**Given instruction:** Starting at the first line of the entries below, restate each line exactly until you reach the line with "import numpy as np", and print that one too. Leave the pictures out and stop there.

Plotting code records:
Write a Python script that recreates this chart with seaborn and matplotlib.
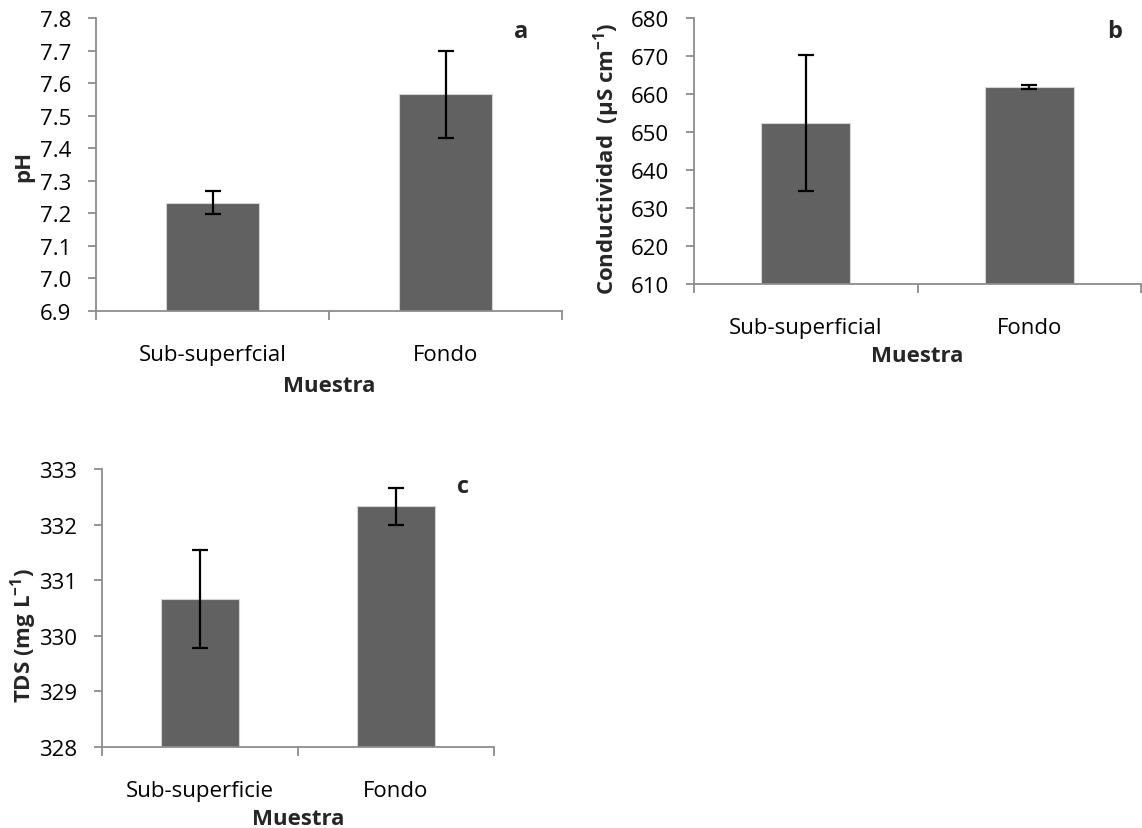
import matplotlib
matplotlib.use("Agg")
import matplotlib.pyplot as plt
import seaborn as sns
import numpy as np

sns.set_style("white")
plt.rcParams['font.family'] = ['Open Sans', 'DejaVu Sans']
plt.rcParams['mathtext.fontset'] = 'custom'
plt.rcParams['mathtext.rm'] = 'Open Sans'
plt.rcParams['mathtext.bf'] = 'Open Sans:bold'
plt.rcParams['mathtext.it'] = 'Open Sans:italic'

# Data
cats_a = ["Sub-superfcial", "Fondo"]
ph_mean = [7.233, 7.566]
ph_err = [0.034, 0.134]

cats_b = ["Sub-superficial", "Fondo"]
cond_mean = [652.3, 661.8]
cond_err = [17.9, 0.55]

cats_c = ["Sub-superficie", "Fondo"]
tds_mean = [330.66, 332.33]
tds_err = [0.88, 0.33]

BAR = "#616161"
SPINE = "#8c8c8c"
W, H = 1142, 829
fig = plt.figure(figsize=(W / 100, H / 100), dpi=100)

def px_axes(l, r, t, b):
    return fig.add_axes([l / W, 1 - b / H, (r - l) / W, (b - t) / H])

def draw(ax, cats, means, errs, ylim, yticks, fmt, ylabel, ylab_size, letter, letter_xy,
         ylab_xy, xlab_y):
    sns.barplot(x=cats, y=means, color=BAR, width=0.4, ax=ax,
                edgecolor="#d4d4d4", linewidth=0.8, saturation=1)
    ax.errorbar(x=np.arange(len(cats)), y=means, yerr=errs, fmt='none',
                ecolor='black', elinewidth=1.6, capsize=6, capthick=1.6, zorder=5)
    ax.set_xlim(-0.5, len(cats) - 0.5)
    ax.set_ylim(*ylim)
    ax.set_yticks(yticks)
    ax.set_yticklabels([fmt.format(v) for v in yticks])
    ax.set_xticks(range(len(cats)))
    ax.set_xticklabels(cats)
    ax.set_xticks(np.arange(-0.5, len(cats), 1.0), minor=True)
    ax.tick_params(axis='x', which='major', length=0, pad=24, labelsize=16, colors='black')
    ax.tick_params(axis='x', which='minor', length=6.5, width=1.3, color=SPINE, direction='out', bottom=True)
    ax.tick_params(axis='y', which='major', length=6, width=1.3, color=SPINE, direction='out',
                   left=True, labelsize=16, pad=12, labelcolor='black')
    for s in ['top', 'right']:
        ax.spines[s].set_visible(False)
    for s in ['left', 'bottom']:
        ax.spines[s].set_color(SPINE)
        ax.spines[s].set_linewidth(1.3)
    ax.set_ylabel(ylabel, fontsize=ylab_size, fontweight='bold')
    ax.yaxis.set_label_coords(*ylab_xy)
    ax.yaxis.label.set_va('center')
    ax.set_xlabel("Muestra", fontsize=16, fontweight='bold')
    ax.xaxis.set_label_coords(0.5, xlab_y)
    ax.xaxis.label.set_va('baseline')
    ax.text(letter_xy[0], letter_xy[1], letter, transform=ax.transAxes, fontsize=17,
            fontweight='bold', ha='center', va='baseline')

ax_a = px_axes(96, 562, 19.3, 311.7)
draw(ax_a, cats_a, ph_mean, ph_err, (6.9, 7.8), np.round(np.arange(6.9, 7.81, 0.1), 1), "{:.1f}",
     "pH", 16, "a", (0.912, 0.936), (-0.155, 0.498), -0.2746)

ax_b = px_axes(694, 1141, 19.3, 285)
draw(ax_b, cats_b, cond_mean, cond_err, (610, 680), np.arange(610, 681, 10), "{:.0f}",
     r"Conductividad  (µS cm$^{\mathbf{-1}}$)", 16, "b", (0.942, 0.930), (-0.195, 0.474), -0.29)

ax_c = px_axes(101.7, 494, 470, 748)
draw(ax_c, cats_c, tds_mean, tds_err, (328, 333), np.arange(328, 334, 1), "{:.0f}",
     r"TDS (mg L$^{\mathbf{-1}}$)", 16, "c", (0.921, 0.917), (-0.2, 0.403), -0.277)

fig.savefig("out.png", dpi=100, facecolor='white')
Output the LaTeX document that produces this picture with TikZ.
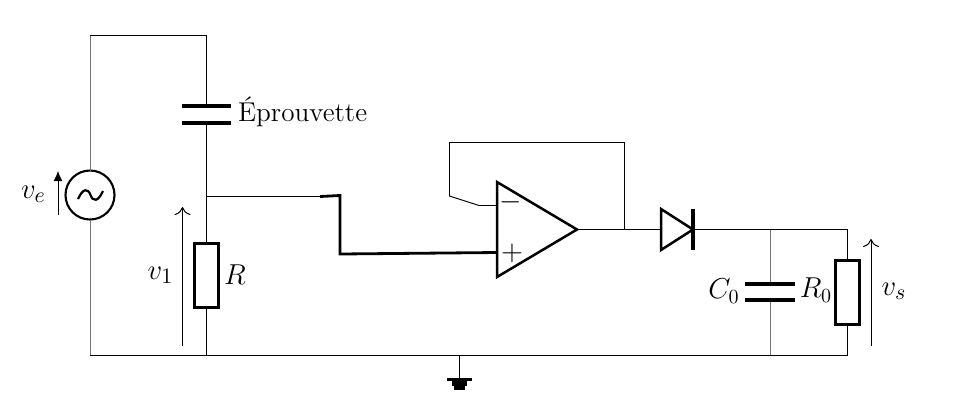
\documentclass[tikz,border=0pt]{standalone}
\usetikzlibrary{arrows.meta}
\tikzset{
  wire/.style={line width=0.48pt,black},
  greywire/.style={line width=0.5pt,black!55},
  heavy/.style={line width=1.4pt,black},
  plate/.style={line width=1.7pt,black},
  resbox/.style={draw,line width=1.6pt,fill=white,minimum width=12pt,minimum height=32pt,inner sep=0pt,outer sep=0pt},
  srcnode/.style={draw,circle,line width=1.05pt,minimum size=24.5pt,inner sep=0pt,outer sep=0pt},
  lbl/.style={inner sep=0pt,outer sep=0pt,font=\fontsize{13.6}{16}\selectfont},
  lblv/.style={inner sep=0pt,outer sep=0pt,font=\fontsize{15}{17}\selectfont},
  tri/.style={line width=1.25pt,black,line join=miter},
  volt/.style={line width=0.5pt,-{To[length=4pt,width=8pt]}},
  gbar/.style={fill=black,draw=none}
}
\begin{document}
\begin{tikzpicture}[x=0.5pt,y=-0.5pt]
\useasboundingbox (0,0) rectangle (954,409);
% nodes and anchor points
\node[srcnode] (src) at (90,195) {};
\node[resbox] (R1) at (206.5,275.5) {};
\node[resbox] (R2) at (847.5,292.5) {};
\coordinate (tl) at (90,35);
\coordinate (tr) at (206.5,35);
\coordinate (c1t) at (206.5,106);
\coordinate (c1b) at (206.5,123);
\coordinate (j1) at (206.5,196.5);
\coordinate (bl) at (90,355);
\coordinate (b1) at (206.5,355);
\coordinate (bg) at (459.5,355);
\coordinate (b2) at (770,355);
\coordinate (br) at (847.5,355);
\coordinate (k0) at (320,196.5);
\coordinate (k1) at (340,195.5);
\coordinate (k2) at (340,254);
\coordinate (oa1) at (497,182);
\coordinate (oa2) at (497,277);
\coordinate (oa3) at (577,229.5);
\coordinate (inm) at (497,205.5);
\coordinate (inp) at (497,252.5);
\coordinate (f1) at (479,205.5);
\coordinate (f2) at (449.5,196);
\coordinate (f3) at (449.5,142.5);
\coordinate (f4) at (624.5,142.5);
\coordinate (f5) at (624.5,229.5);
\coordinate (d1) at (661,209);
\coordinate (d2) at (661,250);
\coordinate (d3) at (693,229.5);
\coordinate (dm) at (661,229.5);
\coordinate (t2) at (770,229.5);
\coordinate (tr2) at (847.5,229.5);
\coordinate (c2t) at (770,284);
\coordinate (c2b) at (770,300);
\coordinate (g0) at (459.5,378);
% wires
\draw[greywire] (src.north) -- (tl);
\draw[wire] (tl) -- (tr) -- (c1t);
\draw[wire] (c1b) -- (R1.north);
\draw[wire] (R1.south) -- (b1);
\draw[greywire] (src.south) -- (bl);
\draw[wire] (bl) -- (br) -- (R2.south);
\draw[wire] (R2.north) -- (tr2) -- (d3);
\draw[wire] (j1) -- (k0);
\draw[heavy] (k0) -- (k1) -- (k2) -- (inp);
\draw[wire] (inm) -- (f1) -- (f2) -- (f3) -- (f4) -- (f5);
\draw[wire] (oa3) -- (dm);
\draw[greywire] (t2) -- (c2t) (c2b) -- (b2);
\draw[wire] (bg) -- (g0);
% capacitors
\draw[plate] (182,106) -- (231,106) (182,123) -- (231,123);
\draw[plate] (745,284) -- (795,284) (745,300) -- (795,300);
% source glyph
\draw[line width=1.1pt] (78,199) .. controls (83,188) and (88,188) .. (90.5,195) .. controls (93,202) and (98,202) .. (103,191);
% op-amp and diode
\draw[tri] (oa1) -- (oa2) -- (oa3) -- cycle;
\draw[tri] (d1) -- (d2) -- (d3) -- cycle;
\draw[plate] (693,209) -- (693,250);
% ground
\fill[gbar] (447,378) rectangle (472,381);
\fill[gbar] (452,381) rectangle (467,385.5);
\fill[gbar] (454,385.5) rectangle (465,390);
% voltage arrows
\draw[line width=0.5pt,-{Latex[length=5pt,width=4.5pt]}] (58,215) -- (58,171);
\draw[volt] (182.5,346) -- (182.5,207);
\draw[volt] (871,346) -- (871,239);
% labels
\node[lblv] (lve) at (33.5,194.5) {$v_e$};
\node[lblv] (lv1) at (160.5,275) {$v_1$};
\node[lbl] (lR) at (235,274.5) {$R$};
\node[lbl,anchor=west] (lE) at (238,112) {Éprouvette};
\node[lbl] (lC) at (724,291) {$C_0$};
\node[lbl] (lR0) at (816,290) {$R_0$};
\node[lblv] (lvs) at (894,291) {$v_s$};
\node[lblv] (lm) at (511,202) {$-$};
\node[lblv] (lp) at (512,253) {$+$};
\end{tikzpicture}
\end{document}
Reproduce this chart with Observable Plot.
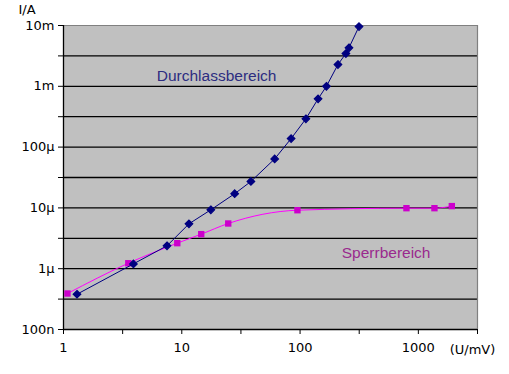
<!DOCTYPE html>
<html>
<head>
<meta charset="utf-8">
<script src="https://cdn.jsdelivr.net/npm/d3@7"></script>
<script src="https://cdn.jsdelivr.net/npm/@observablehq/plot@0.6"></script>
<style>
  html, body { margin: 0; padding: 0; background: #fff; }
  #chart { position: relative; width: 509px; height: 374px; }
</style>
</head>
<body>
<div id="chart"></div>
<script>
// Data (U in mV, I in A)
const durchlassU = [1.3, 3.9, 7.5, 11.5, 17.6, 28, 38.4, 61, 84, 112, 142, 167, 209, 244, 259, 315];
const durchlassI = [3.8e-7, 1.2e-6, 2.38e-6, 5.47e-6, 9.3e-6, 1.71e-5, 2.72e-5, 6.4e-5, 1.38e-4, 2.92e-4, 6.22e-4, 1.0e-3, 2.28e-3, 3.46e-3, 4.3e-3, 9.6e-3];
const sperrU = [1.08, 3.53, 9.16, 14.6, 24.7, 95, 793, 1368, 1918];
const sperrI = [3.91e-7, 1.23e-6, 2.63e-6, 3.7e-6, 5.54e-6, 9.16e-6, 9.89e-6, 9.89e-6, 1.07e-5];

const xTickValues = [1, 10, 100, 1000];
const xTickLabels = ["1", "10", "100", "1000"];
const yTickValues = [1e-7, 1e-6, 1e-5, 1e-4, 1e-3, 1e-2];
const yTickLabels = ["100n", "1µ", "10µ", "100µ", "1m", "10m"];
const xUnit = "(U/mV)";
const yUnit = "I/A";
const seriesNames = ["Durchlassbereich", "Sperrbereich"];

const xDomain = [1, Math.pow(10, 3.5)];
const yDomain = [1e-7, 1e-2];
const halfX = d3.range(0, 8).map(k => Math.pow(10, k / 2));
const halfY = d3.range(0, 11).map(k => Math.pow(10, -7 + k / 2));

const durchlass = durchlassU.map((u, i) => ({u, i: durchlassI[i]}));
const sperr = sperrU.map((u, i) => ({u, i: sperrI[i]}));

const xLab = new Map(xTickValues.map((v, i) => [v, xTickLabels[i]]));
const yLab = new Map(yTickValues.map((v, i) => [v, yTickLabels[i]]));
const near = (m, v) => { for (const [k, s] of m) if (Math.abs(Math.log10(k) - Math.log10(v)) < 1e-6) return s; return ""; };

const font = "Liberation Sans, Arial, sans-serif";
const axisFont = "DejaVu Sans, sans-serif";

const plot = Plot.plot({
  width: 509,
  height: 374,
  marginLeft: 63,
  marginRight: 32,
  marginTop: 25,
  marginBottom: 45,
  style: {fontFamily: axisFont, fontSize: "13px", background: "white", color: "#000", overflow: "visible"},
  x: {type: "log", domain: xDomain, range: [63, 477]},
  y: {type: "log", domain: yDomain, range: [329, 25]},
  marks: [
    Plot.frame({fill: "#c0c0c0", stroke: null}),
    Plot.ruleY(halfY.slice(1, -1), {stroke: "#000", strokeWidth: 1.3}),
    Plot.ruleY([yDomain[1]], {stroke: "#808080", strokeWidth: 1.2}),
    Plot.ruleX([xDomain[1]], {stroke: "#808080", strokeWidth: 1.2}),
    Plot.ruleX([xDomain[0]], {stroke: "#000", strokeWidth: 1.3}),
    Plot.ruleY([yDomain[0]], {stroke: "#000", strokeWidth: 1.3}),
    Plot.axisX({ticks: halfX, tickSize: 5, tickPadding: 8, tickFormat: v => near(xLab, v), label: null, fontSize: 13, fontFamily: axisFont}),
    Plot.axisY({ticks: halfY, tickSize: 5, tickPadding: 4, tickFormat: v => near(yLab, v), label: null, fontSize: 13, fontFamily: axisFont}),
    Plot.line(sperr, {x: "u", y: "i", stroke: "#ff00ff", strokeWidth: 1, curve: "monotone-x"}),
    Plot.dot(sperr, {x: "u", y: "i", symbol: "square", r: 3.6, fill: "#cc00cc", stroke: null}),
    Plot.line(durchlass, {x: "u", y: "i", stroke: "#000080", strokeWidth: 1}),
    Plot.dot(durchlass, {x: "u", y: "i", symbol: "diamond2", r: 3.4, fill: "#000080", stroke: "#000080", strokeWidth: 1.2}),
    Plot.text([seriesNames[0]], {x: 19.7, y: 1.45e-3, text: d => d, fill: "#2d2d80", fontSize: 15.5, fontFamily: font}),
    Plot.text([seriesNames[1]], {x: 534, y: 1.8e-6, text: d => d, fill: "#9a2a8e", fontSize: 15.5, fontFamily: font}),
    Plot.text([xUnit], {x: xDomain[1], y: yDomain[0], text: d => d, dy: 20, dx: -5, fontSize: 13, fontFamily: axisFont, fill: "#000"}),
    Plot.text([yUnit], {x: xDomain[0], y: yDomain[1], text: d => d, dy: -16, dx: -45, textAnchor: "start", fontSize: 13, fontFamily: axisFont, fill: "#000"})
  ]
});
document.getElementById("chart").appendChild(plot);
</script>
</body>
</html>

**Solved exercise:**
Write a Python script that recreates this chart with seaborn and matplotlib.
import matplotlib
matplotlib.use("Agg")
import matplotlib.pyplot as plt
import seaborn as sns
import numpy as np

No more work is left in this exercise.